╭──
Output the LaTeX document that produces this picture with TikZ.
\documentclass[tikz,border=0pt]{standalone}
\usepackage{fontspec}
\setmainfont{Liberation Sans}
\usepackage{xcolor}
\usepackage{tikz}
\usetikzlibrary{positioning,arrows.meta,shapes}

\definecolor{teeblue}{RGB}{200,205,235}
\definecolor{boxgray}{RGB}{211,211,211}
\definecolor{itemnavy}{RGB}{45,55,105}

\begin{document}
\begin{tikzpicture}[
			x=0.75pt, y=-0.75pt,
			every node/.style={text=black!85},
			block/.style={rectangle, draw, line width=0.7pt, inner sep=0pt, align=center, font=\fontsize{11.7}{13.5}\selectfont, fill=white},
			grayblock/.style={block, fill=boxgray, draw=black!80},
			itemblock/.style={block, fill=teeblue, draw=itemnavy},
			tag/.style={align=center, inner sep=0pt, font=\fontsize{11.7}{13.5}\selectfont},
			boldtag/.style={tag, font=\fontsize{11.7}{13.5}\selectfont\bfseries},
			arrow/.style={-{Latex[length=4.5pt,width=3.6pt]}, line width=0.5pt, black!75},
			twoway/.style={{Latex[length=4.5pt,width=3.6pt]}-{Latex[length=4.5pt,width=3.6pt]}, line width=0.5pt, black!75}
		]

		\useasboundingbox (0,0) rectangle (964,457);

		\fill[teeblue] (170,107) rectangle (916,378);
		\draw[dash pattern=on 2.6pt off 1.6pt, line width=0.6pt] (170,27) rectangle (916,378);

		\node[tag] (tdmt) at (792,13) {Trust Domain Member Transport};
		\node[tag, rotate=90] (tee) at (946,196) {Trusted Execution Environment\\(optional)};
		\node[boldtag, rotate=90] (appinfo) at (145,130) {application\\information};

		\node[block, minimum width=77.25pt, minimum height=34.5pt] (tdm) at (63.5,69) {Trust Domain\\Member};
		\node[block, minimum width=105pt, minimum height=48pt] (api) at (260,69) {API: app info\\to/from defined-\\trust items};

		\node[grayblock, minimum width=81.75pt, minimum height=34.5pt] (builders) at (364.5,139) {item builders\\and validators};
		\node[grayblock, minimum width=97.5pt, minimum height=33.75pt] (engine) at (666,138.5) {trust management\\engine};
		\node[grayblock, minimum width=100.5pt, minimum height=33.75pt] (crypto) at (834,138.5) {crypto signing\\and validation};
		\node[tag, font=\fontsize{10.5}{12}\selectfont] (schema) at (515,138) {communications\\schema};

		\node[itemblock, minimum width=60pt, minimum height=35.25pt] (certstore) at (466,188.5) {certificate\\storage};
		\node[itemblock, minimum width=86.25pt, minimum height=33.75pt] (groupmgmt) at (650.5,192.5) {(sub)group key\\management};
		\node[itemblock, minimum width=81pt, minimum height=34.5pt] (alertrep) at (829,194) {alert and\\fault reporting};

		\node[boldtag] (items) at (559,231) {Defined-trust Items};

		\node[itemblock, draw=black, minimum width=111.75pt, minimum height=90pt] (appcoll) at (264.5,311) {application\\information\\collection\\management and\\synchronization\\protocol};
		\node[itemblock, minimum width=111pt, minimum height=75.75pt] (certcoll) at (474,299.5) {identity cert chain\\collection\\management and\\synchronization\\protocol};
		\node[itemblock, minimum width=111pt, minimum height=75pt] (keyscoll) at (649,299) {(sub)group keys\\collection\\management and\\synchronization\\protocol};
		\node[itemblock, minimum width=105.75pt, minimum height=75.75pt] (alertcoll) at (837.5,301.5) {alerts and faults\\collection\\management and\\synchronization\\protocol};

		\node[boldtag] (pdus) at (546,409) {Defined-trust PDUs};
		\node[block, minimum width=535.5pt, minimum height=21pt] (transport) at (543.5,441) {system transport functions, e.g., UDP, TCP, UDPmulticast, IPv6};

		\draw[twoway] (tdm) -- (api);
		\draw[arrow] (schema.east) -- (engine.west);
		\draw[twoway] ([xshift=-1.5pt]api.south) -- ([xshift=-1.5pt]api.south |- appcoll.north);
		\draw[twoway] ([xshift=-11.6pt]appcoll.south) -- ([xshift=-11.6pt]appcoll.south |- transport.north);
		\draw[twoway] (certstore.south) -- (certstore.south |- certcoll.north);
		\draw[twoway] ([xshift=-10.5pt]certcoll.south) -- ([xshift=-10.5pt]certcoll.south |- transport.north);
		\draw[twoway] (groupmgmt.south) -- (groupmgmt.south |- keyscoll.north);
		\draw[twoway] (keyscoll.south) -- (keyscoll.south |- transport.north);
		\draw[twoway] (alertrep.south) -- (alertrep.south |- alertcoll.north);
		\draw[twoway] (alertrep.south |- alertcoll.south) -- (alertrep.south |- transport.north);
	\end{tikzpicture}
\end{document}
╰──
╭──
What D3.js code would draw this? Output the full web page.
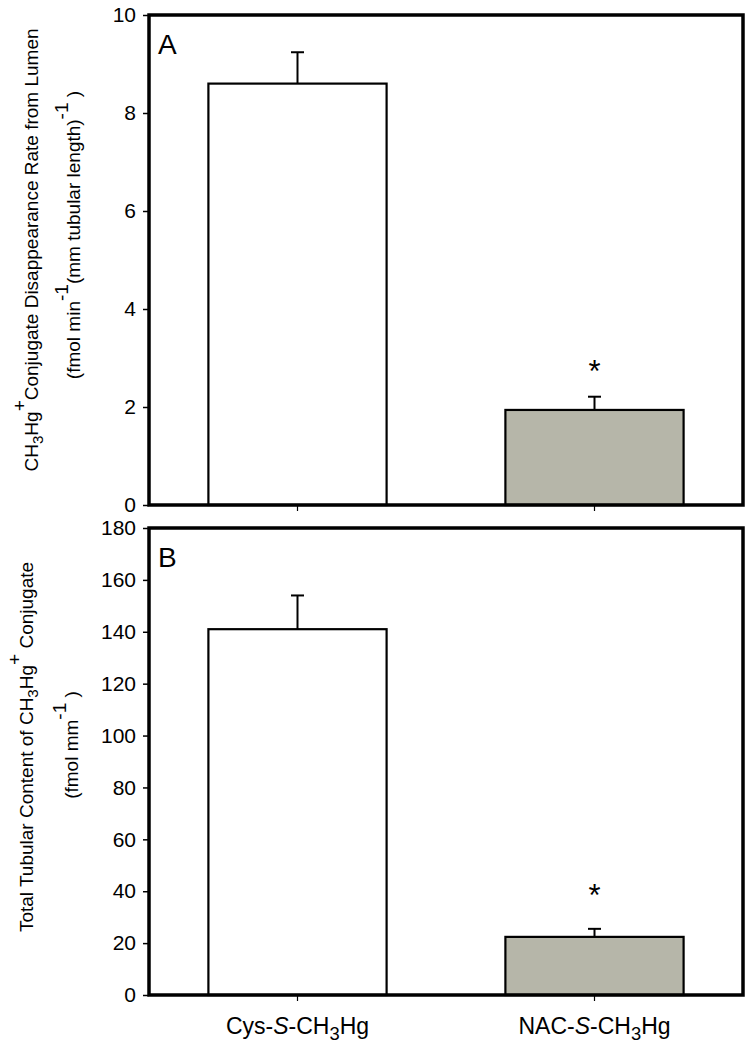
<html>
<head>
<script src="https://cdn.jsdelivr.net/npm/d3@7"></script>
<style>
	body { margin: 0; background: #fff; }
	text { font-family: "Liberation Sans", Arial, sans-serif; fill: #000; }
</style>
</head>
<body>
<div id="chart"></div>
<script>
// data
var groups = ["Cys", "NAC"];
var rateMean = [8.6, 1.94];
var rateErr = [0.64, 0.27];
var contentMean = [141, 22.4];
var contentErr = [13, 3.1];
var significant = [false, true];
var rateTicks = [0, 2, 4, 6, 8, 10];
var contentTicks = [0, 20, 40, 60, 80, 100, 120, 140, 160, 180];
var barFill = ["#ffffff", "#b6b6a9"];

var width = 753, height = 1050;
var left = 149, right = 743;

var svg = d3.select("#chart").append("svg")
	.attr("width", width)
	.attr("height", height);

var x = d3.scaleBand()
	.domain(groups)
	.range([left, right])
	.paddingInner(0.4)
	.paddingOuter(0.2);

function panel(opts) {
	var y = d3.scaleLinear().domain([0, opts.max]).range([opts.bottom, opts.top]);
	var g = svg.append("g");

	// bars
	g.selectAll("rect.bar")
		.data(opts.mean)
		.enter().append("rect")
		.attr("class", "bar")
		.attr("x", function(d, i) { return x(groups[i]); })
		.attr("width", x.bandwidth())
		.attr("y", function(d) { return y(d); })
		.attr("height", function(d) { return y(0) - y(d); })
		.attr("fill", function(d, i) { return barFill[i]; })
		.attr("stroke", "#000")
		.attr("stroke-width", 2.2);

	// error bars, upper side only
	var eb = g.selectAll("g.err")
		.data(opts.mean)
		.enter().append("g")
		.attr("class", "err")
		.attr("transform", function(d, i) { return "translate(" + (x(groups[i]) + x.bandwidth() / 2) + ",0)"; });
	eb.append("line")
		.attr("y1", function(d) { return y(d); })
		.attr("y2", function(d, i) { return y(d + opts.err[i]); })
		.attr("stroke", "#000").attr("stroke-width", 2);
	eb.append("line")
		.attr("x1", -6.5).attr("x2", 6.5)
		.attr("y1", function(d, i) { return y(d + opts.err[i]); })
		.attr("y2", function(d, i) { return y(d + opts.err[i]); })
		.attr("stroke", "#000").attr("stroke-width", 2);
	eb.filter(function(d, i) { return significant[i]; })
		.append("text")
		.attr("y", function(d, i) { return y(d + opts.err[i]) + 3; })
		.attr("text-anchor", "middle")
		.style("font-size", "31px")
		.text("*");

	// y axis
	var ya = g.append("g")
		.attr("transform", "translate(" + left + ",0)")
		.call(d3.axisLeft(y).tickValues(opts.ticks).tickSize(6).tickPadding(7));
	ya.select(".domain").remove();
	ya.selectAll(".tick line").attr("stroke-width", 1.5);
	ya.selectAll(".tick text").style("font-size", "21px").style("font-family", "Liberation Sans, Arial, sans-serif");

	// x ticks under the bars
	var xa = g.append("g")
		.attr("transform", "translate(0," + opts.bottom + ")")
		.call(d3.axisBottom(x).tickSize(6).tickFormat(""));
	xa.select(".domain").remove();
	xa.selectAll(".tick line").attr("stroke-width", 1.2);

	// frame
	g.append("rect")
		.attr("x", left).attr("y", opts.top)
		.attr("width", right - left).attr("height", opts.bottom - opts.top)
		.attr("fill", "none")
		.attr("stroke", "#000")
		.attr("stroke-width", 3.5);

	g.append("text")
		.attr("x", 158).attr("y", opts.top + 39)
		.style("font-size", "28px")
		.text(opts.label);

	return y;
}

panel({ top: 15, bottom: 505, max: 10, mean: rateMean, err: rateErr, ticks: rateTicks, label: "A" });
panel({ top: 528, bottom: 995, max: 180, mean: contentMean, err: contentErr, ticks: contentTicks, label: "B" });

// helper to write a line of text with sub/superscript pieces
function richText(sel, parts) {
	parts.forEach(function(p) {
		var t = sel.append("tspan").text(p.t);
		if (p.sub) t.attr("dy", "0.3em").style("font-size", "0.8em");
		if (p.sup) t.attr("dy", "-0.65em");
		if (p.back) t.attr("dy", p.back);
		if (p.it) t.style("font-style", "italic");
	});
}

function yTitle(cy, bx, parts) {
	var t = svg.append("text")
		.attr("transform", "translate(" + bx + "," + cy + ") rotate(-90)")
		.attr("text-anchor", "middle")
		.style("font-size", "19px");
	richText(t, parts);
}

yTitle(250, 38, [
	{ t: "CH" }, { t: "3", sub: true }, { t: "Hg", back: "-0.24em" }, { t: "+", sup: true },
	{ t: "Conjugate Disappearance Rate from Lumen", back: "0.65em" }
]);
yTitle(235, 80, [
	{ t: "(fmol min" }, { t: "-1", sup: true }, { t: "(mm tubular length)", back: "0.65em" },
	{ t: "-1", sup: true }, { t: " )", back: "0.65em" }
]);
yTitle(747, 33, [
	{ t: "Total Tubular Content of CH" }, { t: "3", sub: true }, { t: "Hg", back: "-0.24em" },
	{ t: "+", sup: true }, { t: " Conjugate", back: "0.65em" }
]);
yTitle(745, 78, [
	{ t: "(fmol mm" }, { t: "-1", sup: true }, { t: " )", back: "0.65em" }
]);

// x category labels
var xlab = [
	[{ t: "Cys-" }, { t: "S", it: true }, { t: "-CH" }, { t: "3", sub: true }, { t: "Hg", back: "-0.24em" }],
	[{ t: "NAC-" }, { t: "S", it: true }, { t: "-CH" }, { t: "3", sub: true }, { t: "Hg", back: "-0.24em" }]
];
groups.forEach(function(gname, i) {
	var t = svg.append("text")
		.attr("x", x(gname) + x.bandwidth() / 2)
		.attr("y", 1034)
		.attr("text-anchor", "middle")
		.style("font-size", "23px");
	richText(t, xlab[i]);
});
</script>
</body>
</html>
╰──
(EXERCISE AIM): Copy, exactly as they stand, the lines from the one that holds "What D3.js code" to the one that holds "var left = 149, right = 743;", both included, and drop every picture.

(FULL OUTPUT):
What D3.js code would draw this? Output the full web page.
<html>
<head>
<script src="https://cdn.jsdelivr.net/npm/d3@7"></script>
<style>
	body { margin: 0; background: #fff; }
	text { font-family: "Liberation Sans", Arial, sans-serif; fill: #000; }
</style>
</head>
<body>
<div id="chart"></div>
<script>
// data
var groups = ["Cys", "NAC"];
var rateMean = [8.6, 1.94];
var rateErr = [0.64, 0.27];
var contentMean = [141, 22.4];
var contentErr = [13, 3.1];
var significant = [false, true];
var rateTicks = [0, 2, 4, 6, 8, 10];
var contentTicks = [0, 20, 40, 60, 80, 100, 120, 140, 160, 180];
var barFill = ["#ffffff", "#b6b6a9"];

var width = 753, height = 1050;
var left = 149, right = 743;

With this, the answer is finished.